■ WHAT IS BEING ASKED:
Set down exactly the lines of the records from the top to the line containing "28.7, 29.1, 29.2];"; include both.

■ Plotting code records:
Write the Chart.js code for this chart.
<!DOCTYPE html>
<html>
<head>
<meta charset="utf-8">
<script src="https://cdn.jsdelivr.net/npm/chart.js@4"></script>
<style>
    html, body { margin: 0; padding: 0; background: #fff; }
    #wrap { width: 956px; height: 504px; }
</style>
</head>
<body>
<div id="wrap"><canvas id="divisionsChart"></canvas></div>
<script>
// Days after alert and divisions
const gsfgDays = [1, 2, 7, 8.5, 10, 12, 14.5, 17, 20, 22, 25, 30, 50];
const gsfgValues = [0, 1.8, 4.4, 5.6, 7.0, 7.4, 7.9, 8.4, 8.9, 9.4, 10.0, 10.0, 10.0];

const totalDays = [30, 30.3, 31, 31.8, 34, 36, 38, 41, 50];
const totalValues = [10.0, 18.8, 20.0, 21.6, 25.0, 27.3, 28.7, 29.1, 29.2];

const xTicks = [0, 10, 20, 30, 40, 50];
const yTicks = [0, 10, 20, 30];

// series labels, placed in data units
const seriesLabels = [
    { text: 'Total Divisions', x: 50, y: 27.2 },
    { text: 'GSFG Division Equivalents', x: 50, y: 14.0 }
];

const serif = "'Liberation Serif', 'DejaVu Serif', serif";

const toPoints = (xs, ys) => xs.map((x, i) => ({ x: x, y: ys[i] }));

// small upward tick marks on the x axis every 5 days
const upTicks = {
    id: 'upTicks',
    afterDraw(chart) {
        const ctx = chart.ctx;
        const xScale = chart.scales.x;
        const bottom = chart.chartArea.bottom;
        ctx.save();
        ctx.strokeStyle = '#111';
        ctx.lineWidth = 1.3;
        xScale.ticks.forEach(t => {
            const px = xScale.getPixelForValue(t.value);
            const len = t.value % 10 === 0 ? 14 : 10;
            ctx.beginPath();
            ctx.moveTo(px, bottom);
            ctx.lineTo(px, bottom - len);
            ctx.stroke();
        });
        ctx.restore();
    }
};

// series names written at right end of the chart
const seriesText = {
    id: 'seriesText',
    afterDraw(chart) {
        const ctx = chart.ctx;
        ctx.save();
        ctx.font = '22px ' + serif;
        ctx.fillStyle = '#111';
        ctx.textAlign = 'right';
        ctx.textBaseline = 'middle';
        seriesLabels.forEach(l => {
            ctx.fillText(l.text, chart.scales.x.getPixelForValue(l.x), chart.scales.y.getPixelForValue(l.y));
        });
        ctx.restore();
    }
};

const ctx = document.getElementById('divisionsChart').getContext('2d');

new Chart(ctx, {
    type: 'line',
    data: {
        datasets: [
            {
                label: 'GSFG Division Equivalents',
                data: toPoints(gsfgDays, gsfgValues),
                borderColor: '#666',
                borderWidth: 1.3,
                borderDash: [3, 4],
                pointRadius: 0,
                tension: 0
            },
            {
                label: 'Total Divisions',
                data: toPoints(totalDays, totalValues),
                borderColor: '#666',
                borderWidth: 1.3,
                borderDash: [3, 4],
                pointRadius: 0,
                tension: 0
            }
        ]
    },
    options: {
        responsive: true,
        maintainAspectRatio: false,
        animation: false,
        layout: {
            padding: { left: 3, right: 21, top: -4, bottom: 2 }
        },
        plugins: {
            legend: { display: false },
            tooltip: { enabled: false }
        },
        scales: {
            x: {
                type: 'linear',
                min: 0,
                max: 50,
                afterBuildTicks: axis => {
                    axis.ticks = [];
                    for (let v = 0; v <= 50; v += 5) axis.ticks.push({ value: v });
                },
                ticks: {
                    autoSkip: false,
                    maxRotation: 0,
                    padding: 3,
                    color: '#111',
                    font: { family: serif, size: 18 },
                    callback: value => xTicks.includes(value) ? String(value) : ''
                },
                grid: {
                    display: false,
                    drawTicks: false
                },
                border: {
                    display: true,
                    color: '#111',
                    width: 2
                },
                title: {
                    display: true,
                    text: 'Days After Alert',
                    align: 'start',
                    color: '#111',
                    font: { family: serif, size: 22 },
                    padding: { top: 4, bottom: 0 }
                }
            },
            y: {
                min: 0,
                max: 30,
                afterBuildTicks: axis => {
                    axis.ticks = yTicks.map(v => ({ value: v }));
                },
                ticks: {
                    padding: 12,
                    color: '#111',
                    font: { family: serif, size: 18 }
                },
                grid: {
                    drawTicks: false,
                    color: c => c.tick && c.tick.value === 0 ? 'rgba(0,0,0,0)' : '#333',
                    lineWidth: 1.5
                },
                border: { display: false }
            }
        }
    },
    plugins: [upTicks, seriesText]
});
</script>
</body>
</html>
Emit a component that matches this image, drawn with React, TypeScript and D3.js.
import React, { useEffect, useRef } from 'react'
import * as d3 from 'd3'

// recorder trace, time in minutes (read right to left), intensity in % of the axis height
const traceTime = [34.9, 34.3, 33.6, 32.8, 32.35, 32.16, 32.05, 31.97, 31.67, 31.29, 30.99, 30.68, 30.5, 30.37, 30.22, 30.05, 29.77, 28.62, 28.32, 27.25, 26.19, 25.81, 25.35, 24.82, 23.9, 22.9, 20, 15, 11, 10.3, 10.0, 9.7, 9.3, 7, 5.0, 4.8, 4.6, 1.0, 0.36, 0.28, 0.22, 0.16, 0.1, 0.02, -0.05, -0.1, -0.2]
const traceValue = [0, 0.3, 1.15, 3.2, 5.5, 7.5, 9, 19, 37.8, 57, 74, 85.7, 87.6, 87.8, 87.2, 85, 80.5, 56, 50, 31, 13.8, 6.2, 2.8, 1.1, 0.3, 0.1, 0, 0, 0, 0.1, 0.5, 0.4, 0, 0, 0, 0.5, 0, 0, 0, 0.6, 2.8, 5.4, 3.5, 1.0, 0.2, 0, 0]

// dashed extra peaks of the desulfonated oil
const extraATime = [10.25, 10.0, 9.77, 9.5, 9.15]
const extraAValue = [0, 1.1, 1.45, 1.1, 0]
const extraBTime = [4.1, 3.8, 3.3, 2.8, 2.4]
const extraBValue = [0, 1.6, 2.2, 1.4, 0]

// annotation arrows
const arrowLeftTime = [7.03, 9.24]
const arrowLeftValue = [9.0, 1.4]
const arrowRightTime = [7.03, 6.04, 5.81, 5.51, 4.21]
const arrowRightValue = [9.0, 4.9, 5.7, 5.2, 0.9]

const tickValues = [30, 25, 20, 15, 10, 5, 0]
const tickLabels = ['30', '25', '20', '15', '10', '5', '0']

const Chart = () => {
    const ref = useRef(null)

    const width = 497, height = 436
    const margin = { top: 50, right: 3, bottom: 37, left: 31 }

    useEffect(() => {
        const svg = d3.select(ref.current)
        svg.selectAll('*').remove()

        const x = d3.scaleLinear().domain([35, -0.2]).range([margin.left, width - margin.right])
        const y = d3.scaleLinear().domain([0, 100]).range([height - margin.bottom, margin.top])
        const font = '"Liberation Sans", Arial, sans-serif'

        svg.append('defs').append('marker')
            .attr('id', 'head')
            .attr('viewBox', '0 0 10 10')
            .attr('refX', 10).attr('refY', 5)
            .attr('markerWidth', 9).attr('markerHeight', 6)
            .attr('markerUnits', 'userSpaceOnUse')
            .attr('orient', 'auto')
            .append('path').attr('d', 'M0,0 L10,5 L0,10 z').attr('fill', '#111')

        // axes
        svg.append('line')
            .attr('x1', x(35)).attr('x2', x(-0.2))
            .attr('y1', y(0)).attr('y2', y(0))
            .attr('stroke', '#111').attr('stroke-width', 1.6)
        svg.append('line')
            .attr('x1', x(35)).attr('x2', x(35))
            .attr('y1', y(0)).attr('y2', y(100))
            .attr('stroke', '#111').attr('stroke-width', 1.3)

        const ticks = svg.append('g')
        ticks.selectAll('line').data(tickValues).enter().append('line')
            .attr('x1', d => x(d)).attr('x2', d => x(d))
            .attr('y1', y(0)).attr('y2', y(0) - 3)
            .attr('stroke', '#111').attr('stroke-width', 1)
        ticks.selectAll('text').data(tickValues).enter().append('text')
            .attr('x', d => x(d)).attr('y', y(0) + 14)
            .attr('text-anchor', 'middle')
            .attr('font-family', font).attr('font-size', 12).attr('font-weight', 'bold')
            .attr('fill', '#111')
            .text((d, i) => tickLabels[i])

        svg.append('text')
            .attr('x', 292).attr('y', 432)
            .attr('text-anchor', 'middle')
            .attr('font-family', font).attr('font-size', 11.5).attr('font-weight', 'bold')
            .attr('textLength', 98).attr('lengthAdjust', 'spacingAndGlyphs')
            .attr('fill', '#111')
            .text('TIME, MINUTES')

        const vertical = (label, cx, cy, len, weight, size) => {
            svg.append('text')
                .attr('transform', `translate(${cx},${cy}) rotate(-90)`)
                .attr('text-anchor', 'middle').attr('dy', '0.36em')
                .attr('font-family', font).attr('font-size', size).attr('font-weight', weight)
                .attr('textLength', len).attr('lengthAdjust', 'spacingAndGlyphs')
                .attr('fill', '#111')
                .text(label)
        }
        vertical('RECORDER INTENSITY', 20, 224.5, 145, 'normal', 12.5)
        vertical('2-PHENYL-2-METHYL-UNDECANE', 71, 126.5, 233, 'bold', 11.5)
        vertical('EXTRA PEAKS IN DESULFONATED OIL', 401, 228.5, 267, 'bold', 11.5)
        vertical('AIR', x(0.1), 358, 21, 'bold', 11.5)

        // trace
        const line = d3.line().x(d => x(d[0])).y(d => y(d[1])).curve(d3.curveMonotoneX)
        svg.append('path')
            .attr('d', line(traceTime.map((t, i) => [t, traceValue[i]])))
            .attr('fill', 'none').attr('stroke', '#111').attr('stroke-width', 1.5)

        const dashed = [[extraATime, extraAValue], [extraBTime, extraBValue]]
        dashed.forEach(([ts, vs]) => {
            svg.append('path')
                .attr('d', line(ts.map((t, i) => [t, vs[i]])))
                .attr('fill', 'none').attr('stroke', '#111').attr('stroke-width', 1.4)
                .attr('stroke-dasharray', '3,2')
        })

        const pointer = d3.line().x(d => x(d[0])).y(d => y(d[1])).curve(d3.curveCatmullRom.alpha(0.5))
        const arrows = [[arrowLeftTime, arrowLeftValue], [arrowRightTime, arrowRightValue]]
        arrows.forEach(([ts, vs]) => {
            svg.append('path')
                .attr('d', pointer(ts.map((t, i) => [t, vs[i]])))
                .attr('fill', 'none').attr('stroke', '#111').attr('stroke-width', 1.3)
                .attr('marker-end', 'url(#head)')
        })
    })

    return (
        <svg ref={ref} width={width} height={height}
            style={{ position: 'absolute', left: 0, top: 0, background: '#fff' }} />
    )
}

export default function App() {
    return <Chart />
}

■ EXPECTED OUTPUT:
Write the Chart.js code for this chart.
<!DOCTYPE html>
<html>
<head>
<meta charset="utf-8">
<script src="https://cdn.jsdelivr.net/npm/chart.js@4"></script>
<style>
    html, body { margin: 0; padding: 0; background: #fff; }
    #wrap { width: 956px; height: 504px; }
</style>
</head>
<body>
<div id="wrap"><canvas id="divisionsChart"></canvas></div>
<script>
// Days after alert and divisions
const gsfgDays = [1, 2, 7, 8.5, 10, 12, 14.5, 17, 20, 22, 25, 30, 50];
const gsfgValues = [0, 1.8, 4.4, 5.6, 7.0, 7.4, 7.9, 8.4, 8.9, 9.4, 10.0, 10.0, 10.0];

const totalDays = [30, 30.3, 31, 31.8, 34, 36, 38, 41, 50];
const totalValues = [10.0, 18.8, 20.0, 21.6, 25.0, 27.3, 28.7, 29.1, 29.2];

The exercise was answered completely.